Ian Hewitt received the 2014 Cryosphere Early Career Award at the 2014 American Geophysical Union Fall Meeting, held 15–19 December in San Francisco, Calif. The award is for “a significant contribution to cryospheric science and technology.”
Despite his young age, Ian Hewitt is one of the most impressive theoretical glaciologists active today. His work has focused on the interplay between subglacial drainage and ice flow dynamics, a topic that has attracted much attention inside and outside of our discipline ever since the velocity of the Greenland Ice Sheet was observed to speed up in response to surface melting. Evolving channelized drainage systems are key to understanding how more melt is likely to affect ice flow in future. As part of his Ph.D., Ian constructed, to my knowledge, the first mathematical model for how channels interact in two dimensions, setting the stage for a new generation of subglacial hydrology models currently being implemented more widely.
This was followed up with work explaining the physics behind melt-driven velocity changes in ice sheets, complementing the large body of observational work generated by many researchers over the last decade. The novelty of this work lies not only in the sophistication of its drainage model but in finally providing a fully coupled ice flow-drainage modeling framework.
Like many successful theoreticians, Ian’s background lies outside of glaciology, in his case modeling magma migration in the Earth’s mantle and applied mathematics more generally. The culture of applied mathematics does not often lend itself to an easy knowledge transfer between modeling and application, but Ian seems not only to know instinctively how to communicate his own results to the wider glaciological community but also to have as good a grasp of the realities of many areas of glaciology—especially field work and operational numerical modeling—as any theoretician. In fact, he was one of the best field assistants I have ever taken on a glacier.
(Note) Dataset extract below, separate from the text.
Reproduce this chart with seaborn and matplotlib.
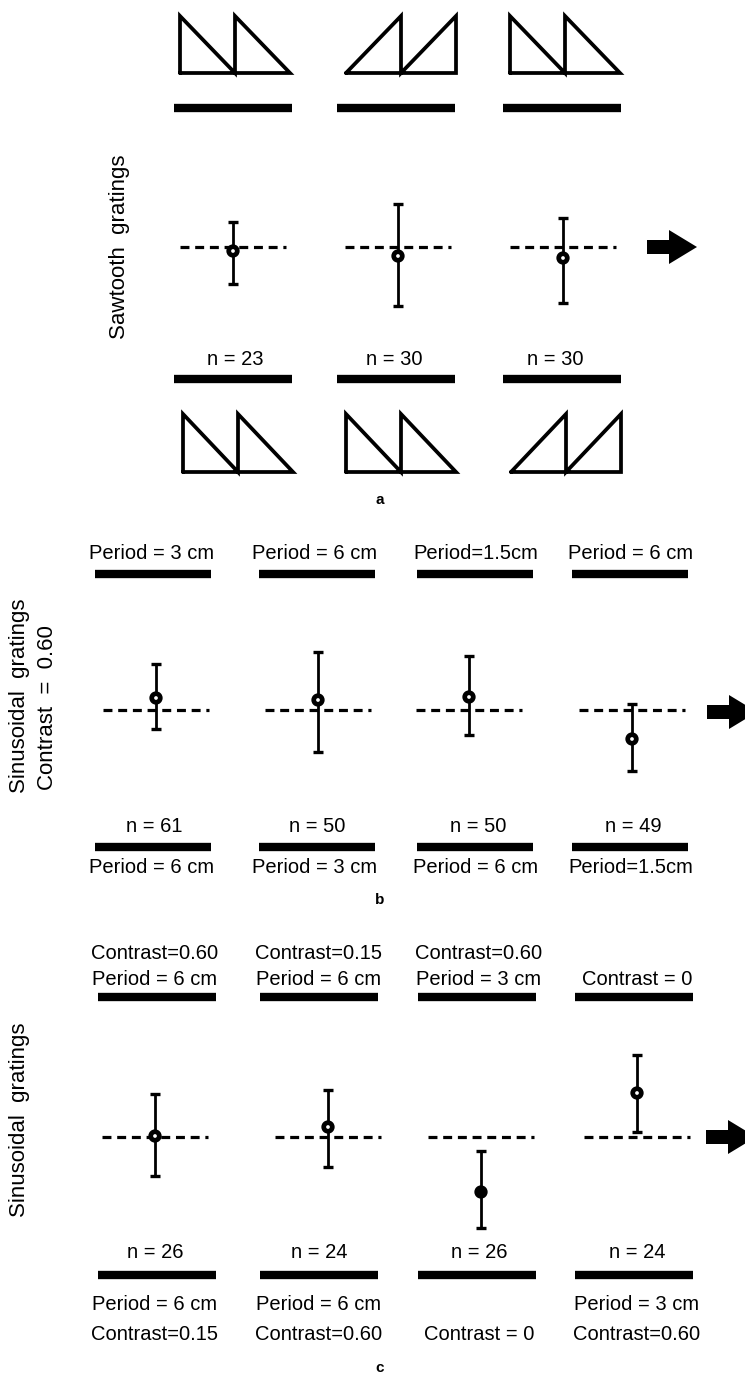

I cannot think of a more deserving candidate for the Cryosphere Early Career Award at the American Geophysical Union (AGU).—Christian Schoof, University of British Columbia, Vancouver, Canada
I am extremely grateful to the Cryosphere focus group for selecting me for this award. To say it was a surprise is a great understatement, but it is no less of an honor for that. I can think of many colleagues who I feel are more deserving of this recognition, and that makes me all the more touched to have been chosen. I take the award as encouragement and motivation to continue my work and endeavor to live up to it.
As a mathematician by training, I am particularly honored to have been recognized by AGU. Since starting to research theoretical aspects of glaciers during my Ph.D., I have been constantly inspired by the opportunity to discover and wonder at these amazing forces of nature. The science is unerringly fascinating and challenging, and I feel privileged to have the chance to try and help advance it.
As much as the science itself, I have been constantly uplifted by the opportunity to meet and work with fantastic colleagues. I have found the crysopheric community to be just that—a community—and it has a spirit of shared inquiry which I think sets it apart from other branches of science. It is this lively sense of community which makes glaciology—for me—uniquely fulfilling.
I would like to extend special thanks to those I have worked closely with and those who wrote supporting letters for this award. I would like to highlight my thesis supervisor, Andrew Fowler, who pointed me in the direction of the Alps to begin with; lecturers and fellow students at the Karthaus summer school, who got me hooked on ice; and Christian Schoof, Mauro Werder, and Gwenn Flowers for widening my horizons and for providing constant ideas, support and inspiration.